-------- Material shown --------
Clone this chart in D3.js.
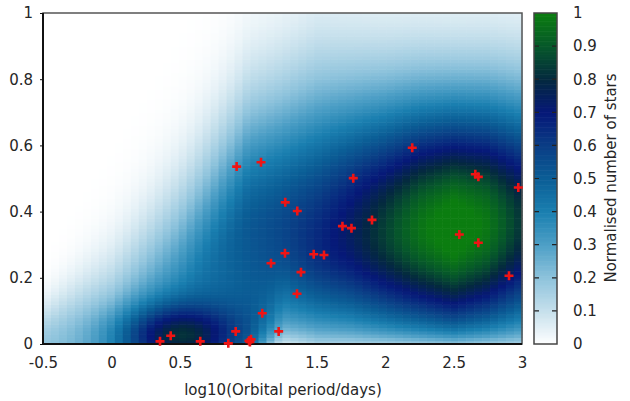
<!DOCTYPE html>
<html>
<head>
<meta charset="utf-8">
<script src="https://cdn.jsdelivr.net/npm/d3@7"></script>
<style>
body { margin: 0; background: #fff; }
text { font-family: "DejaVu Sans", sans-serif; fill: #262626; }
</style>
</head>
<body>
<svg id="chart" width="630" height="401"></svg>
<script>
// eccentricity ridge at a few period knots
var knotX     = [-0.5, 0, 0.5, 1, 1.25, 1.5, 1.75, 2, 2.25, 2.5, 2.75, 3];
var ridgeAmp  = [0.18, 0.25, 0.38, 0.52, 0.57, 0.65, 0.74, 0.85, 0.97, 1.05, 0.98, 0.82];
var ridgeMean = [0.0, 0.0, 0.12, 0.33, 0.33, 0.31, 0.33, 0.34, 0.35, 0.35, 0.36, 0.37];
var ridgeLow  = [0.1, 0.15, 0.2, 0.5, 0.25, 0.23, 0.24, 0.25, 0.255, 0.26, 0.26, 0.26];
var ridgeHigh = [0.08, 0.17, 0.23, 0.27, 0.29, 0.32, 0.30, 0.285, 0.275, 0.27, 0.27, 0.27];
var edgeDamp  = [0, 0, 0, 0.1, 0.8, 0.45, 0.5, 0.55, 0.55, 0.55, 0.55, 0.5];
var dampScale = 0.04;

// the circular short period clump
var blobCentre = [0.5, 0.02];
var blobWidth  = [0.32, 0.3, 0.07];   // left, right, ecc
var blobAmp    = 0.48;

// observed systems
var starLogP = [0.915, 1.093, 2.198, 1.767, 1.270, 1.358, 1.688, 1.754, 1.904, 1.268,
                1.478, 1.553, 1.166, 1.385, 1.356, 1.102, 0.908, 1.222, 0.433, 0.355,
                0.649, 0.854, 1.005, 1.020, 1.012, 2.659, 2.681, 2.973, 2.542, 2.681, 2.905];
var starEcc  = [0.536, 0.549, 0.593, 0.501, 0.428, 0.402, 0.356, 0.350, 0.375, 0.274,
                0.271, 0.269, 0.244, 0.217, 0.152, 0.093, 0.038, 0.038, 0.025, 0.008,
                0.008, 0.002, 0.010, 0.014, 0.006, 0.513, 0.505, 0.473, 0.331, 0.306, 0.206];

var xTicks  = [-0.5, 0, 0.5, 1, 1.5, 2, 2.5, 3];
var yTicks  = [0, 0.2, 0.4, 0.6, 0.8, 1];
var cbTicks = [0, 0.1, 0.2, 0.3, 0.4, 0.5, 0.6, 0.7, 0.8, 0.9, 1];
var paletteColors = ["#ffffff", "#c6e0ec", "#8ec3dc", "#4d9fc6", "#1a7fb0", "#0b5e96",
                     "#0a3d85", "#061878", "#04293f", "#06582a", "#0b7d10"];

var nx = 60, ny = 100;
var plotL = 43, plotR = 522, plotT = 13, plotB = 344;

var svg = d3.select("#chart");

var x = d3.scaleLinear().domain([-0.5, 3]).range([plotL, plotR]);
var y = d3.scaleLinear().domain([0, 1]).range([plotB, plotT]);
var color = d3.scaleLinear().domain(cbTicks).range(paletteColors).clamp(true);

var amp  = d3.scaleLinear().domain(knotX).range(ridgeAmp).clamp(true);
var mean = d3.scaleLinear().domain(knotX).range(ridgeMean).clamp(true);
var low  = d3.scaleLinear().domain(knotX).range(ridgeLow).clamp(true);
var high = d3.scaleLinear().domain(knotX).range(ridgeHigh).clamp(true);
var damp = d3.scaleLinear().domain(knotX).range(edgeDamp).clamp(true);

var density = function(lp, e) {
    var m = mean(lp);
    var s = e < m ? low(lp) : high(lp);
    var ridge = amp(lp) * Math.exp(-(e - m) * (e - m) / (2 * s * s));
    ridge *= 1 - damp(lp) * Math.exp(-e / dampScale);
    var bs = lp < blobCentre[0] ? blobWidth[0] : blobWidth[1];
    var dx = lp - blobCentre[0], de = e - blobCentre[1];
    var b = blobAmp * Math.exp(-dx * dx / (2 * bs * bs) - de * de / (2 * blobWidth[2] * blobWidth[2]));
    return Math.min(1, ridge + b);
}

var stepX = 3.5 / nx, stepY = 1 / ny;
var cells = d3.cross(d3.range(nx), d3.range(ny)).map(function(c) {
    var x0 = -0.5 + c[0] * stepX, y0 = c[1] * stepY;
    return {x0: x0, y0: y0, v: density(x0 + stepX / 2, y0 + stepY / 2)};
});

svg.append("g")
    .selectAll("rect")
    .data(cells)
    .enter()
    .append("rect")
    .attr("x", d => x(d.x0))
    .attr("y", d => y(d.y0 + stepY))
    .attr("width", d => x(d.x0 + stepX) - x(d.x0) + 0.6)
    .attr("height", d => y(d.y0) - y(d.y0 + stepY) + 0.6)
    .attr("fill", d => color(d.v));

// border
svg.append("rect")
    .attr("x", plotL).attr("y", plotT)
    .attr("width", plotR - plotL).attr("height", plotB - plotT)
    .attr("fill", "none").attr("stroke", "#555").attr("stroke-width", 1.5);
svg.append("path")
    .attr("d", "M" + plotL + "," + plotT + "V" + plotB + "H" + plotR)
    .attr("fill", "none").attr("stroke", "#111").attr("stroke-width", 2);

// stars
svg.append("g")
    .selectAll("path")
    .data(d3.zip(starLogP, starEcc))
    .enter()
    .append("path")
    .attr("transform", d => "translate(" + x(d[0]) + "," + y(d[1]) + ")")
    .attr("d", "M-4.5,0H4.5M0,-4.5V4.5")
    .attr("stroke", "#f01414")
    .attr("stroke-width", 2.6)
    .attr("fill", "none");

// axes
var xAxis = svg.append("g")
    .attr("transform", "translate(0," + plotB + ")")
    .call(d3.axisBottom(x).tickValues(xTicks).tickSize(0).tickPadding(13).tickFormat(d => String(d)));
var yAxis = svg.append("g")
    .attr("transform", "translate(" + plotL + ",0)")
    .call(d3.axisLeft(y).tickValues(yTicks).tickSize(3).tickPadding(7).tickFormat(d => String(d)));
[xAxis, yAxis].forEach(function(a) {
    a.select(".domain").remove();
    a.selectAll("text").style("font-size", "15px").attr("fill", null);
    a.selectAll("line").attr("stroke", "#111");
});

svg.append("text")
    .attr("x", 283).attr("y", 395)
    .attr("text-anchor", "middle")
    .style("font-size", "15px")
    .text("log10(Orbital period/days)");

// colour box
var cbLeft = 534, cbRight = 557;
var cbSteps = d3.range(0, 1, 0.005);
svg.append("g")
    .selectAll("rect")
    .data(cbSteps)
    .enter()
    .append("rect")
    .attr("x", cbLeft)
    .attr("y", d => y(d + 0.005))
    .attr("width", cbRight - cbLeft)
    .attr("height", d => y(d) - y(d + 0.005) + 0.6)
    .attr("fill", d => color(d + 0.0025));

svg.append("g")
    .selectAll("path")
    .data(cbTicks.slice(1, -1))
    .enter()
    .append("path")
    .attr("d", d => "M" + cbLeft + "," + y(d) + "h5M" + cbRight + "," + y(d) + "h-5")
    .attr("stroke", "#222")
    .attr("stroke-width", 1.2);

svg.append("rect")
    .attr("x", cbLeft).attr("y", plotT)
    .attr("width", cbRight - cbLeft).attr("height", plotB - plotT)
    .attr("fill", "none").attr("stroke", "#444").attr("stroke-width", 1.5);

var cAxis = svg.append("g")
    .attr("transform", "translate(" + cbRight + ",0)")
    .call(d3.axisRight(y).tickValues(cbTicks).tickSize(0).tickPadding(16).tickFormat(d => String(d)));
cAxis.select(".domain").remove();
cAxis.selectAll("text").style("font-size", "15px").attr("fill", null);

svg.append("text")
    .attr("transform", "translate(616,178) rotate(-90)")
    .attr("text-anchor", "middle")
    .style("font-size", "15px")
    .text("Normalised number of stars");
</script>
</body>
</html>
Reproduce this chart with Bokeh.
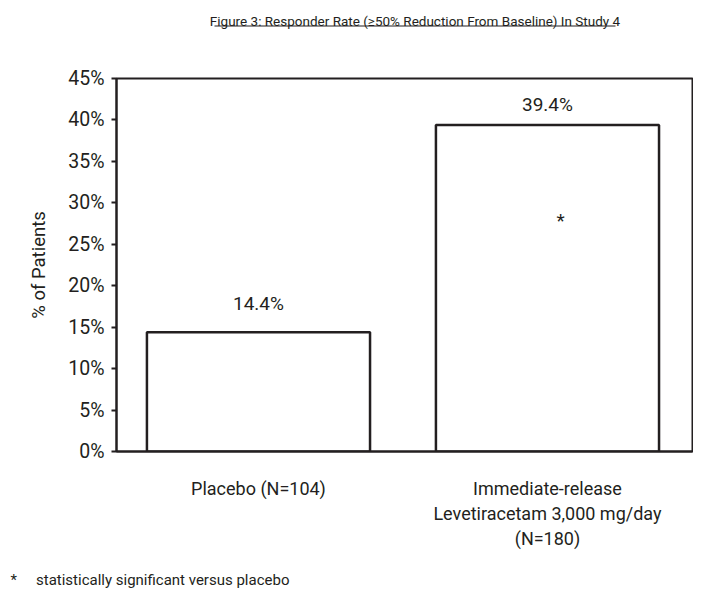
--------
Copy each line containing the word "chart" from the data.

> Output of the exercise:
Clone this chart in D3.js.
<svg id="chart" width="630" height="401"></svg>
var svg = d3.select("#chart");
Reproduce this chart with Bokeh.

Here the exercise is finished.